Set problem: From the records below, please print only the lines from the one containing "Generate a Python" through the one containing "theta_scale = alt.Scale(domain=[0, 100], range=[0, 2", both included. Skip the pictures.

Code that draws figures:
_ _ _ _
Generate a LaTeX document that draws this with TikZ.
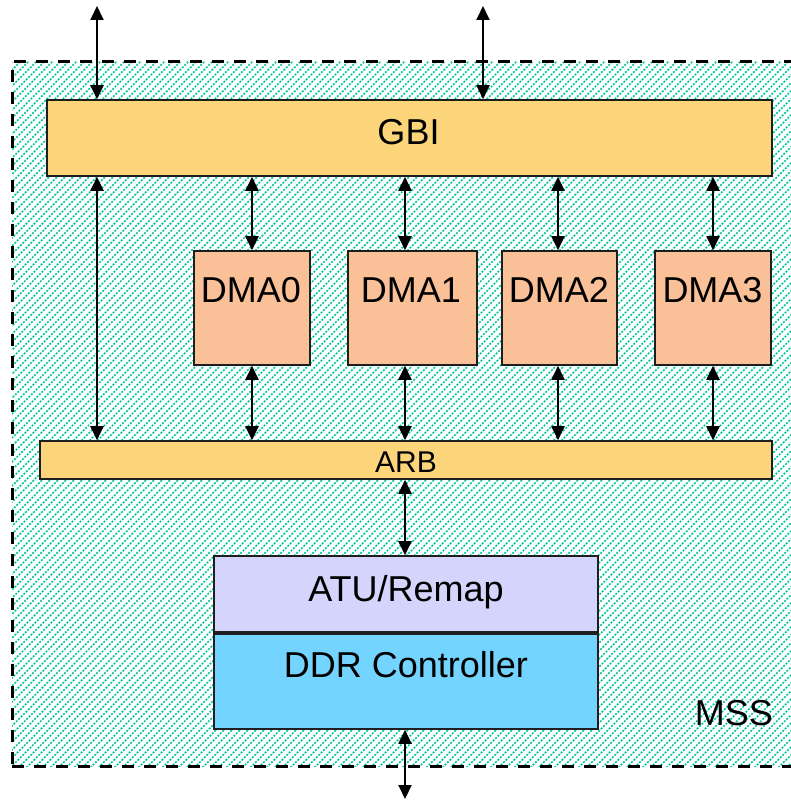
\documentclass[tikz,border=0pt]{standalone}
\usepackage{fontspec}
\setmainfont{Liberation Sans}
\usetikzlibrary{arrows.meta}
\definecolor{busfill}{RGB}{252,212,122}
\definecolor{dmafill}{RGB}{250,192,152}
\definecolor{atufill}{RGB}{212,212,252}
\definecolor{ddrfill}{RGB}{115,212,255}
\definecolor{hatchcol}{RGB}{0,200,155}
\definecolor{edge}{RGB}{30,30,30}
\begin{document}
\begin{tikzpicture}[x=1pt,y=-1pt,
  block/.style={draw=edge, line width=1.6pt, rectangle, inner sep=0pt},
  bus/.style={block, fill=busfill},
  dmabox/.style={block, fill=dmafill, minimum height=114pt},
  lbl/.style={font=\fontsize{36}{40}\selectfont, inner sep=0pt, anchor=base},
  smalllbl/.style={font=\fontsize{30}{34}\selectfont, inner sep=0pt, anchor=base},
  region/.style={draw=black, line width=3pt, dash pattern=on 12pt off 10pt, inner sep=0pt},
  biarrow/.style={line width=2pt, {Triangle[length=14pt,width=13pt]}-{Triangle[length=14pt,width=13pt]}}]
\useasboundingbox (0,0) rectangle (791,802);
\clip (0,0) rectangle (791,802);

% hatched MSS subsystem area
\begin{scope}
  \clip (12,62) rectangle (800,766);
  \foreach \a in {-720,-712,...,800}
    \draw[hatchcol, line width=1.5pt, dash pattern=on 2pt off 1.4pt] (\a,770) -- (\a+712,58);
\end{scope}
\node[region, minimum width=788pt, minimum height=704pt] (mss) at (406,414) {};
\node[lbl, anchor=base east] (msslbl) at (773,725) {MSS};

% buses
\node[bus, minimum width=725pt, minimum height=76pt] (gbi) at (409.5,138) {};
\node[lbl] (gbilbl) at (408.5,145) {GBI};
\node[bus, minimum width=732pt, minimum height=38pt] (arb) at (406,460) {};
\node[smalllbl] (arblbl) at (406,472) {ARB};

% DMA engines
\node[dmabox, minimum width=116pt] (dma0) at (252,308) {};
\node[dmabox, minimum width=129pt] (dma1) at (412.5,308) {};
\node[dmabox, minimum width=115pt] (dma2) at (559.5,308) {};
\node[dmabox, minimum width=116pt] (dma3) at (713,308) {};
\node[lbl] (dma0lbl) at (251,302) {DMA0};
\node[lbl] (dma1lbl) at (411,302) {DMA1};
\node[lbl] (dma2lbl) at (559,302) {DMA2};
\node[lbl] (dma3lbl) at (712.5,302) {DMA3};

% memory path
\node[block, fill=atufill, minimum width=384pt, minimum height=76pt] (atu) at (406,594) {};
\node[lbl] (atulbl) at (406,601) {ATU/Remap};
\node[block, fill=ddrfill, minimum width=384pt, minimum height=95pt] (ddr) at (406,681.5) {};
\node[lbl] (ddrlbl) at (406,677) {DDR Controller};

% connector columns and free ends
\coordinate (colL) at (97,0);
\coordinate (colR) at (483,0);
\coordinate (col0) at (252,0);
\coordinate (col1) at (405,0);
\coordinate (col2) at (558,0);
\coordinate (col3) at (713,0);
\coordinate (extL) at (97,6);
\coordinate (extR) at (483,6);
\coordinate (extB) at (405,799);

% external ports
\draw[biarrow] (extL) -- (extL |- gbi.north);
\draw[biarrow] (extR) -- (extR |- gbi.north);
\draw[biarrow] (col1 |- ddr.south) -- (extB);

% GBI to ARB direct path
\draw[biarrow] (colL |- gbi.south) -- (colL |- arb.north);

% DMA connections
\draw[biarrow] (col0 |- gbi.south) -- (col0 |- dma0.north);
\draw[biarrow] (col1 |- gbi.south) -- (col1 |- dma1.north);
\draw[biarrow] (col2 |- gbi.south) -- (col2 |- dma2.north);
\draw[biarrow] (col3 |- gbi.south) -- (col3 |- dma3.north);
\draw[biarrow] (col0 |- dma0.south) -- (col0 |- arb.north);
\draw[biarrow] (col1 |- dma1.south) -- (col1 |- arb.north);
\draw[biarrow] (col2 |- dma2.south) -- (col2 |- arb.north);
\draw[biarrow] (col3 |- dma3.south) -- (col3 |- arb.north);

% ARB to ATU
\draw[biarrow] (col1 |- arb.south) -- (col1 |- atu.north);
\end{tikzpicture}
\end{document}
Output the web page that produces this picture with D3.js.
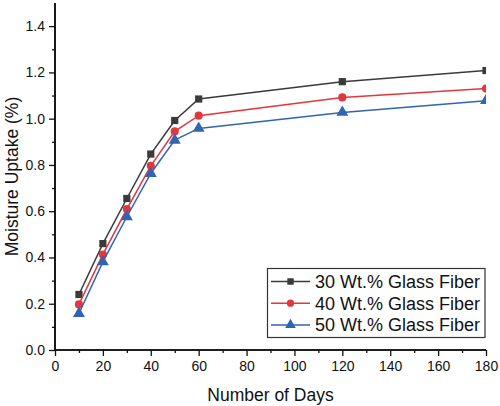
<!DOCTYPE html>
<html><head><meta charset="utf-8">
<script src="https://cdn.jsdelivr.net/npm/d3@7"></script>
<style>body{margin:0;background:#fff}svg{display:block;font-family:"Liberation Sans",Arial,sans-serif}</style>
</head><body>
<svg id="c" width="500" height="406"></svg>
<script>
const days = [10, 20, 30, 40, 50, 60, 120, 180];
const gf30 = [0.24, 0.46, 0.655, 0.847, 0.992, 1.085, 1.160, 1.208];
const gf40 = [0.197, 0.413, 0.609, 0.796, 0.945, 1.013, 1.092, 1.130];
const gf50 = [0.158, 0.381, 0.576, 0.763, 0.907, 0.958, 1.027, 1.078];
const seriesNames = ["30 Wt.% Glass Fiber", "40 Wt.% Glass Fiber", "50 Wt.% Glass Fiber"];
const xTicks = [0, 20, 40, 60, 80, 100, 120, 140, 160, 180];
const yTicks = [0.0, 0.2, 0.4, 0.6, 0.8, 1.0, 1.2, 1.4];
const xTitle = "Number of Days";
const yTitle = "Moisture Uptake (%)";

const colors = ["#3a3a3a", "#e3363d", "#3264b0"];
const shapes = [d3.symbolSquare, d3.symbolCircle, d3.symbolTriangle];
const sizes = [52, 52, 62];
const seriesVals = [gf30, gf40, gf50];

const L = 55, R = 486, T = 3, B = 350;
const svg = d3.select("#c");
const x = d3.scaleLinear().domain([0, 180]).range([L, R]);
const y = d3.scaleLinear().domain([0, 1.5]).range([B, T]);

svg.append("defs").append("clipPath").attr("id", "clip")
  .append("rect").attr("x", L).attr("y", 0).attr("width", R - L).attr("height", B);

// axes
const xMinor = d3.range(10, 180, 20);
const yMinor = d3.range(0.1, 1.5, 0.2);
const gx = svg.append("g").attr("transform", `translate(0,${B})`);
gx.call(d3.axisBottom(x).tickValues(xMinor).tickSize(3).tickFormat(""));
gx.append("g").call(d3.axisBottom(x).tickValues(xTicks).tickSize(6).tickPadding(5).tickFormat(d3.format("d")));
const gy = svg.append("g").attr("transform", `translate(${L},0)`);
gy.call(d3.axisLeft(y).tickValues(yMinor).tickSize(3).tickFormat(""));
gy.append("g").call(d3.axisLeft(y).tickValues(yTicks).tickSize(6).tickPadding(4).tickFormat(d3.format(".1f")));
svg.selectAll(".domain").attr("stroke", "#111").attr("stroke-width", 1.6);
svg.selectAll(".tick line").attr("stroke", "#111").attr("stroke-width", 1.3);
svg.selectAll(".tick text").attr("font-size", 14).attr("fill", "#111").attr("font-family", "Liberation Sans, Arial, sans-serif");
gx.selectAll(".domain").attr("d", `M${L},0H${R}`);
gy.selectAll(".domain").attr("d", `M0,${B}V${T}`);

// titles
svg.append("text").attr("x", (L + R) / 2).attr("y", 401).attr("text-anchor", "middle")
  .attr("font-size", 17.5).attr("fill", "#111").text(xTitle);
svg.append("text").attr("transform", `translate(18,${(T + B) / 2}) rotate(-90)`).attr("text-anchor", "middle")
  .attr("font-size", 17.5).attr("fill", "#111").text(yTitle);

// series
const plot = svg.append("g").attr("clip-path", "url(#clip)");
const line = d3.line().x((d, i) => x(days[i])).y(d => y(d));
seriesVals.forEach((vals, k) => {
  plot.append("path").datum(vals).attr("d", line).attr("fill", "none")
    .attr("stroke", colors[k]).attr("stroke-width", 1.5);
  plot.selectAll(null).data(vals).enter().append("path")
    .attr("d", d3.symbol().type(shapes[k]).size(sizes[k]))
    .attr("transform", (d, i) => `translate(${x(days[i])},${y(d)})`)
    .attr("fill", colors[k]);
});

// legend
const lg = svg.append("g");
lg.append("rect").attr("x", 267.5).attr("y", 268.5).attr("width", 217.5).attr("height", 69)
  .attr("fill", "#fff").attr("stroke", "#333").attr("stroke-width", 1.2);
seriesNames.forEach((name, k) => {
  const yy = 281.5 + k * 21.7;
  lg.append("line").attr("x1", 271).attr("x2", 310).attr("y1", yy).attr("y2", yy)
    .attr("stroke", colors[k]).attr("stroke-width", 1.5);
  lg.append("path").attr("d", d3.symbol().type(shapes[k]).size(sizes[k] * 0.8))
    .attr("transform", `translate(290.5,${yy})`).attr("fill", colors[k]);
  lg.append("text").attr("x", 315).attr("y", yy + 6.5).attr("font-size", 18).attr("fill", "#111").text(name);
});
</script>
</body></html>
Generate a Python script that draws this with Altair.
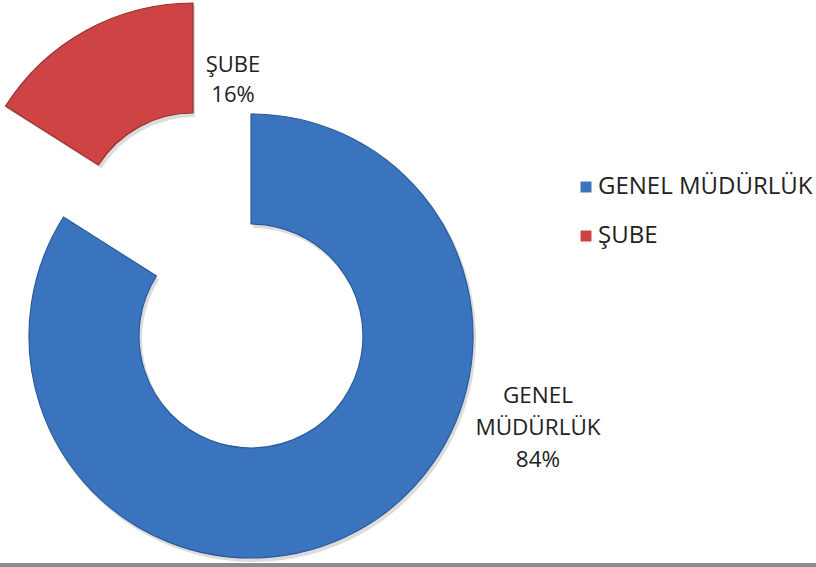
import altair as alt
import pandas as pd
import math

categories = ["GENEL MÜDÜRLÜK", "ŞUBE"]
values = [84, 16]
order = [1, 2]
colors = ["#3B74BE", "#CE4444"]
strokes = ["#2A5A9A", "#9A2E2E"]

df = pd.DataFrame({"category": categories, "value": values, "order": order})

FONT = "Open Sans"
theta_scale = alt.Scale(domain=[0, 100], range=[0, 2 * math.pi])

base = (
    alt.Chart(df)
    .transform_window(cum="sum(value)", sort=[alt.SortField("order")])
    .transform_calculate(start="datum.cum - datum.value",
                         label="datum.category + ' ' + datum.value + '%'")
)

color_enc = alt.Color(
    "category:N",
    scale=alt.Scale(domain=categories, range=colors),
    legend=alt.Legend(
        title=None, orient="none", legendX=574, legendY=175, padding=0,
        symbolType="square", symbolSize=121, symbolStrokeWidth=0,
        labelFont=FONT, labelFontSize=24, labelColor="#222222",
        labelOffset=0, rowPadding=25, labelLimit=400,
    ),
)

def slice_layers(cat, cx, cy, stroke):
    b = base.transform_filter(alt.datum.category == cat)
    shadow = b.mark_arc(radius=223, radius2=111, color="#9a9a9a", opacity=0.35).encode(
        theta=alt.Theta("start:Q", stack=None, scale=theta_scale),
        theta2="cum:Q",
        x=alt.value(cx + 2), y=alt.value(cy + 3),
    )
    arc = b.mark_arc(radius=222, radius2=112, stroke=stroke, strokeWidth=1.2).encode(
        theta=alt.Theta("start:Q", stack=None, scale=theta_scale),
        theta2="cum:Q",
        color=color_enc,
        x=alt.value(cx), y=alt.value(cy),
    )
    return shadow, arc

bs, ba = slice_layers("GENEL MÜDÜRLÜK", 251, 336, strokes[0])
rs, ra = slice_layers("ŞUBE", 193, 225, strokes[1])

label_blue = base.transform_filter(alt.datum.category == "GENEL MÜDÜRLÜK").mark_text(
    font=FONT, fontSize=22.5, color="#222222", align="center", baseline="alphabetic",
    lineBreak=" ", lineHeight=32,
).encode(text="label:N", x=alt.value(538), y=alt.value(403))

label_red = base.transform_filter(alt.datum.category == "ŞUBE").mark_text(
    font=FONT, fontSize=22, color="#222222", align="center", baseline="alphabetic",
    lineBreak=" ", lineHeight=30,
).encode(text="label:N", x=alt.value(233), y=alt.value(72))

bottom_bar = alt.Chart(df).mark_rect(color="#8C8C8C").encode(
    x=alt.value(0), x2=alt.value(816), y=alt.value(563), y2=alt.value(567)
)

chart = (
    alt.layer(bs, rs, ba, ra, label_blue, label_red, bottom_bar)
    .properties(width=816, height=567, padding=0, autosize="none", background="white")
    .configure_view(stroke=None)
)

chart.save("out.html", embed_options={"renderer": "svg", "actions": False})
_ _ _ _
Finished exercise:
Generate a Python script that draws this with Altair.
import altair as alt
import pandas as pd
import math

categories = ["GENEL MÜDÜRLÜK", "ŞUBE"]
values = [84, 16]
order = [1, 2]
colors = ["#3B74BE", "#CE4444"]
strokes = ["#2A5A9A", "#9A2E2E"]

df = pd.DataFrame({"category": categories, "value": values, "order": order})

FONT = "Open Sans"
theta_scale = alt.Scale(domain=[0, 100], range=[0, 2 * math.pi])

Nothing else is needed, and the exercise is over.